The Stress-Resistance Test
Hydraulic System Stresses
- Elevated heat during operation
- Cold start-up
- Cyclic (variable) flow
- Increased pressure drop due to filter loading
Many hydraulic filters on the market are designed and tested in the laboratory without ever being subjected to these stresses during testing.
How Stresses Affect Hydraulic Filters
Cold start-up causes compression of filter materials and pleat "bunching". Effects of cold start-up can be evaluated per ISO 2943.
Vibration can cause mechanical damage or loss of efficiency and desorption (release of previously captured particles). There is no current test to evaluate this effect.
Cyclic (variable) flow causes fatigue of filter structure (pleats). Fatigue resistance to cyclic flow is evaluated per ISO 3724. Cyclic flow can also potentially cause reduced efficiency and particle desorption (release).
Increased pressure drop due to filter loading can cause loss of efficiency and particle desorption (the more particles captured and held in the filter, the more that can be released).
What Makes a Filter Stress Resistant?
- Uniform pore size (in efficiency control layer)

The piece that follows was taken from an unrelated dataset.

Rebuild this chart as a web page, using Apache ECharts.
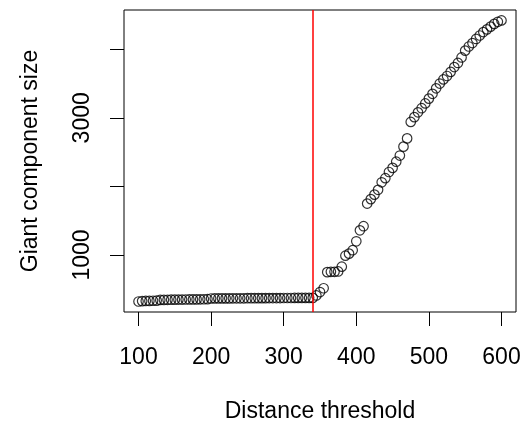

- No movement allowed during operation
- Strong resin bonding of fibers
- Strong support and bonding of pleat structure
- Compatible materials with no "softening"
- Protection of media from any other damaging or moving layers
In order to properly evaluate stress-resistance, especially to cyclic flow and filter loading, Pall Corporation developed the Stress-Resistance Test
Primary Limitations of the Multi-Pass Test
- Uses only steady flow
- High dust injection rate
- 1,000 to 10,000 times actual field experience
- No stresses such as heat, cold start, vibration
- Normal reporting of Beta ratios is based on averages and not the worst point in a filter's life
The Stress-Resistance Test
|Most hydraulic systems experience cyclic flow conditions. This figure provides examples of typical Filter Duty Cycles in hydraulic equipment.|
|This figure represents the flow cycle profile used in the Stress-Resistance test. You will notice how this is similar to many of the typical flow cycles in the figure above.|
|This figure represents the clean-up curve (upstream particle counts) for a new filter with an initial injection of contaminant and steady flow. No additional contaminant is added during clean-up. Notice how the contaminant is quickly removed from the fluid alowing stabilization to occur with almost no remaining contaminant.|
|If we now examine the clean-up curve (upstream particle counts) for a new filter under cyclic flow conditions, stabilization again occurs quickly with a cleanliness level nearly as good as under steady conditions.|
|When we examine the stabilized cleanliness with cyclic flow (upstream particle counts) on a filter at 2.5% of terminal pressure drop, a drop-off in clean-up is clearly visible. A 2.5% pressure drop increase typically represents the filter being 30-50% plugged with contaminant.|
|At 80% terminal pressure drop, the stabilized cleanliness with cyclic flow (upstream particle counts) shows a marked deterioration. This is the point near the end of a filter's service life when its performance is most severely challenged by stresses.|
|Comparing downstream particle counts different filters with similar steady-flow Beta reveals that [similarly Beta rated] filters do not all perform the same under "real-world" stress conditions.|
Filters can be given an ISO code rating based on the cleanliness level that can be achieved under stress conditions. Rating a filter at 80% pressure drop provides the user with the best understanding of what level of performance the filter will demonstrate at the worst operating condition.
|Ratings established at 80% of terminal pressure drop representing worst case operating condition.|
Stress-Resistance test results for four pairs of filter elements (E1 and E2, F1 and F2, G1 and G2, H1 and H2) show that the test exhibits excellent repeatability.